Twenty years ago today, I and many many Lib Dems took to the streets of Dunfermline at the crack of dawn to deliver our Good Mornings.

We were quietly hopeful that we would be able to “Send Willie to Westminster” which was a bit of a miracle given the pickle the party found itself in at the time. Our leader Charles Kennedy had just resigned after a bit of a psychodrama and many of us felt pretty bloody annoyed about that. During the by-election campaign itself, there were multiple tabloid stories about potential replacements.
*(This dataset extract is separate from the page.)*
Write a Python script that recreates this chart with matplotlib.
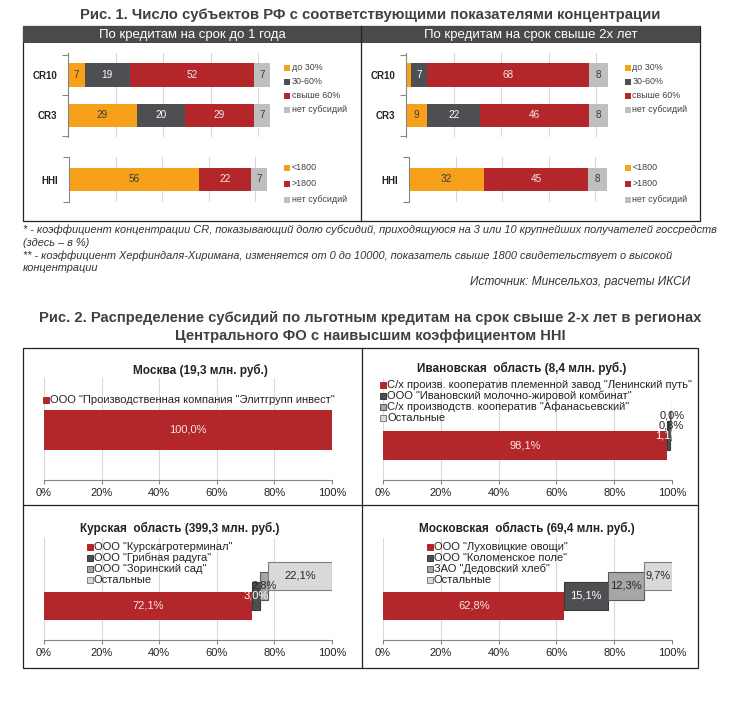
import matplotlib
matplotlib.use("Agg")
import matplotlib.pyplot as plt
from matplotlib.patches import Rectangle

plt.rcParams['font.family'] = ['Liberation Sans', 'DejaVu Sans']

# ---------------- DATA ----------------
fig1_title = 'Рис. 1. Число субъектов РФ с соответствующими показателями концентрации'
panel_titles = ['По кредитам на срок до 1 года', 'По кредитам на срок свыше 2х лет']
cr_cats = ['CR10', 'CR3']
cr_labels = ['до 30%', '30-60%', 'свыше 60%', 'нет субсидий']
cr_short = [[7, 29], [19, 20], [52, 29], [7, 7]]     # series x (CR10, CR3)
cr_long = [[2, 9], [7, 22], [68, 46], [8, 8]]
hhi_cats = ['HHI']
hhi_labels = ['<1800', '>1800', 'нет субсидий']
hhi_short = [56, 22, 7]
hhi_long = [32, 45, 8]

footnotes = [
    '* - коэффициент концентрации CR, показывающий долю субсидий, приходящуюся на 3 или 10 крупнейших получателей госсредств',
    '(здесь – в %)',
    '** - коэффициент Херфиндаля-Хиримана, изменяется от 0 до 10000, показатель свыше 1800 свидетельствует о высокой',
    'концентрации',
]
source_text = 'Источник: Минсельхоз, расчеты ИКСИ'

fig2_title = ['Рис. 2. Распределение субсидий по льготным кредитам на срок свыше 2-х лет в регионах',
              'Центрального ФО с наивысшим коэффициентом HHI']

region_titles = ['Москва (19,3 млн. руб.)', 'Ивановская  область (8,4 млн. руб.)',
                 'Курская  область (399,3 млн. руб.)', 'Московская  область (69,4 млн. руб.)']
moscow_names = ['ООО "Производственная компания "Элитгрупп инвест"']
moscow_shares = [100.0]
ivanovo_names = ['С/х произв. кооператив племенной завод "Ленинский путь"',
                 'ООО "Ивановский молочно-жировой комбинат"',
                 'С/х производств. кооператив "Афанасьевский"', 'Остальные']
ivanovo_shares = [98.1, 1.1, 0.8, 0.0]
kursk_names = ['ООО "Курскагротерминал"', 'ООО "Грибная радуга"', 'ООО "Зоринский сад"', 'Остальные']
kursk_shares = [72.1, 3.0, 2.8, 22.1]
mo_names = ['ООО "Луховицкие овощи"', 'ООО "Коломенское поле"', 'ЗАО "Дедовский хлеб"', 'Остальные']
mo_shares = [62.8, 15.1, 12.3, 9.7]
pct_ticks = [0, 20, 40, 60, 80, 100]

# ---------------- STYLE ----------------
W, H = 730, 715
ORANGE, DGRAY, RED, LGRAY = '#F7A11A', '#4D4F53', '#B3262A', '#BFBFBF'
cr_colors = [ORANGE, DGRAY, RED, LGRAY]
cr_txt = ['#3a3a3a', 'white', '#f6e6e6', '#3a3a3a']
hhi_colors = [ORANGE, RED, LGRAY]
hhi_txt = ['#3a3a3a', '#f6e6e6', '#3a3a3a']
f2_colors = ['#B3262A', '#4D4F53', '#A6A6A6', '#D9D9D9']
f2_edges = ['#B3262A', '#3a3a3a', '#595959', '#7f7f7f']
f2_txt = ['#f6e6e6', 'white', '#262626', '#262626']

fig = plt.figure(figsize=(W / 100, H / 100), dpi=100)
fig.patch.set_facecolor('white')


def fx(x):
    return x / W


def fy(y):
    return 1 - y / H


def add_ax(left, top, right, bottom):
    return fig.add_axes([fx(left), fy(bottom), (right - left) / W, (bottom - top) / H])


def frect(x0, y0, x1, y1, **kw):
    fig.patches.append(Rectangle((fx(x0), fy(y1)), (x1 - x0) / W, (y1 - y0) / H,
                                 transform=fig.transFigure, **kw))


# ---------------- FIGURE 1 ----------------
fig.text(fx(370), fy(15), fig1_title, ha='center', va='center', fontsize=10.7,
         fontweight='bold', color='#404040')
frect(22.5, 26, 700, 221, facecolor='none', edgecolor='#222222', lw=0.9)
fig.lines.append(plt.Line2D([fx(361), fx(361)], [fy(26), fy(221)], transform=fig.transFigure,
                            color='#222222', lw=0.9))
for (x0, x1), t in zip([(23, 361), (361, 700)], panel_titles):
    frect(x0, 26.5, x1, 43, facecolor='#4A4A4A', edgecolor='none')
    fig.text(fx((x0 + x1) / 2), fy(35), t, ha='center', va='center', fontsize=9.5, color='white')


def style_cat_axis(ax, cats, n):
    ax.set_yticks(range(n))
    ax.set_yticklabels(cats, fontsize=7, fontweight='bold', color='#222222')
    ax.set_yticks([i - 0.5 for i in range(n + 1)], minor=True)
    ax.tick_params(axis='y', which='major', length=0, pad=8)
    ax.tick_params(axis='y', which='minor', length=4, color='#868686', width=0.8)
    ax.tick_params(axis='x', length=0, labelbottom=False)
    for s in ['top', 'right', 'bottom']:
        ax.spines[s].set_visible(False)
    ax.spines['left'].set_color('#868686')
    ax.spines['left'].set_linewidth(0.8)
    ax.set_xticks([0, 20, 40, 60, 80])
    ax.grid(axis='x', color='#D9D9D9', lw=0.8)
    ax.set_axisbelow(True)


def stacked(ax, data, colors, txtcols, ncat, height):
    lefts = [0] * ncat
    for s, vals in enumerate(data):
        bars = ax.barh(range(ncat), vals, left=lefts, height=height, color=colors[s], lw=0)
        for b, v in zip(bars, vals):
            if v >= 3:
                ax.text(b.get_x() + b.get_width() / 2, b.get_y() + b.get_height() / 2, str(v),
                        ha='center', va='center', fontsize=7.2, color=txtcols[s])
        lefts = [l + v for l, v in zip(lefts, vals)]


def legend_f1(x, ys, labels, colors):
    for y, lab, c in zip(ys, labels, colors):
        frect(x, y - 2.8, x + 5.5, y + 2.8, facecolor=c, edgecolor='none')
        fig.text(fx(x + 7.5), fy(y), lab, ha='left', va='center', fontsize=6.4, color='#404040')


for p, (cr, hh) in enumerate([(cr_short, hhi_short), (cr_long, hhi_long)]):
    left = 68 if p == 0 else 406
    hleft = 69 if p == 0 else 409
    ax = add_ax(left, 53, left + 88 * 2.38, 137)
    ax.set_xlim(0, 88)
    ax.set_ylim(1.53, -0.54)
    style_cat_axis(ax, cr_cats, 2)
    stacked(ax, cr, cr_colors, cr_txt, 2, 0.58)

    ax2 = add_ax(hleft, 157, hleft + 88 * 2.33, 202)
    ax2.set_xlim(0, 88)
    ax2.set_ylim(0.5, -0.5)
    style_cat_axis(ax2, hhi_cats, 1)
    stacked(ax2, [[v] for v in hh], hhi_colors, hhi_txt, 1, 0.51)

    lx = 284 if p == 0 else 625
    legend_f1(lx, [68, 82, 96, 110], cr_labels, cr_colors)
    legend_f1(lx, [168, 184, 200], hhi_labels, hhi_colors)

# footnotes
for y, t in zip([230, 243, 256, 268], footnotes):
    fig.text(fx(23), fy(y), t, ha='left', va='center', fontsize=7.9, style='italic', color='#333333')
fig.text(fx(690), fy(282), source_text, ha='right', va='center', fontsize=8.6, style='italic',
         color='#333333')

# ---------------- FIGURE 2 ----------------
fig.text(fx(370), fy(318), fig2_title[0], ha='center', va='center', fontsize=10.6,
         fontweight='bold', color='#404040')
fig.text(fx(370), fy(336), fig2_title[1], ha='center', va='center', fontsize=10.6,
         fontweight='bold', color='#404040')

frect(23, 348, 698, 668, facecolor='none', edgecolor='#222222', lw=0.9)
fig.lines.append(plt.Line2D([fx(23), fx(698)], [fy(505), fy(505)], transform=fig.transFigure,
                            color='#222222', lw=0.9))
fig.lines.append(plt.Line2D([fx(362), fx(362)], [fy(348), fy(668)], transform=fig.transFigure,
                            color='#222222', lw=0.9))

panels = [
    dict(names=moscow_names, shares=moscow_shares, box=(44, 378, 332, 480), title_xy=(200, 370),
         leg_x=43, leg_y=400, base=50, height=40),
    dict(names=ivanovo_names, shares=ivanovo_shares, box=(383, 378, 672, 480), title_xy=(522, 368),
         leg_x=380, leg_y=385, base=34.5, height=29),
    dict(names=kursk_names, shares=kursk_shares, box=(44, 538, 332, 640), title_xy=(180, 528),
         leg_x=87, leg_y=547, base=34, height=28),
    dict(names=mo_names, shares=mo_shares, box=(383, 538, 672, 640), title_xy=(527, 528),
         leg_x=427, leg_y=547, base=34, height=28),
]


def fmt(v):
    return f'{v:.1f}%'.replace('.', ',')


for P, title in zip(panels, region_titles):
    l, t, r, b = P['box']
    ax = add_ax(l, t, r, b)
    ax.set_xlim(0, 100)
    ax.set_ylim(0, b - t)
    ax.set_xticks(pct_ticks)
    ax.set_xticklabels([f'{v}%' for v in pct_ticks], fontsize=8, color='#222222')
    ax.tick_params(axis='x', length=3, color='#868686', pad=3)
    ax.set_yticks([])
    for s in ['top', 'right', 'left']:
        ax.spines[s].set_visible(False)
    ax.spines['bottom'].set_color('#868686')
    ax.grid(axis='x', color='#D9D9D9', lw=0.8)
    ax.set_axisbelow(True)
    ax.patch.set_alpha(0)

    cum = 0
    for i, v in enumerate(P['shares']):
        yc = P['base'] + 10 * i
        ax.barh([yc], [v], left=[cum], height=P['height'], color=f2_colors[i],
                edgecolor=f2_edges[i], lw=0.8 if i > 0 else 0)
        ax.text(cum + v / 2, yc, fmt(v), ha='center', va='center', fontsize=8, color=f2_txt[i])
        cum += v

    fig.text(fx(P['title_xy'][0]), fy(P['title_xy'][1]), title, ha='center', va='center',
             fontsize=8.5, fontweight='bold', color='#222222')
    for i, name in enumerate(P['names']):
        y = P['leg_y'] + 11 * i
        frect(P['leg_x'], y - 3, P['leg_x'] + 6, y + 3, facecolor=f2_colors[i],
              edgecolor=f2_edges[i] if i > 0 else f2_colors[i], lw=0.7)
        fig.text(fx(P['leg_x'] + 7), fy(y), name, ha='left', va='center', fontsize=8,
                 color='#222222')

fig.savefig('out.png', dpi=100, facecolor='white')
But when we are under the kosh, we can do great things. The party worked together to deliver a fantastic campaign. Willie Rennie was well known from the very north of Scotland to the very foot of Cornwall so activists came north in huge numbers. We quickly established momentum with a petition to remove the tolls on the Forth Road Bridge.

People in the then brand new Eastern Expansion were fed up of the construction traffic which led to the famous “Mud on Roads” special Focus.

I was on casework, working with Ed Maxfield who once co-wrote a book on winning elections. I joked that he used to spend his days shifting work from his desk to mine, but most of my work came from an energetic candidate who seemed determined to pick up at least 3 pieces of casework from every door he knocked on. He’d bound in at 9pm every night and hand it all over.

Downstairs, Liz Barrett ran many things, including front of house. She’s now a councillor in Perth. Working alongside her was Gladys Herbert. Gladys had not been involved in politics before but had married the local party chair a few months before. She took to it all so well and was so generous with her time. Everybody just adored her by the end of the campaign.

James Simpson was a very popular local councillor for Dunfermline City Centre, a ward now held by Aude Boubaker-Calder.  James famously took a good hour to walk from one end of Dunfermline High Street to the other because people kept  chatting to him. His knowledge and passion for the people of his ward were invaluable to me as I worked through the casework mountain.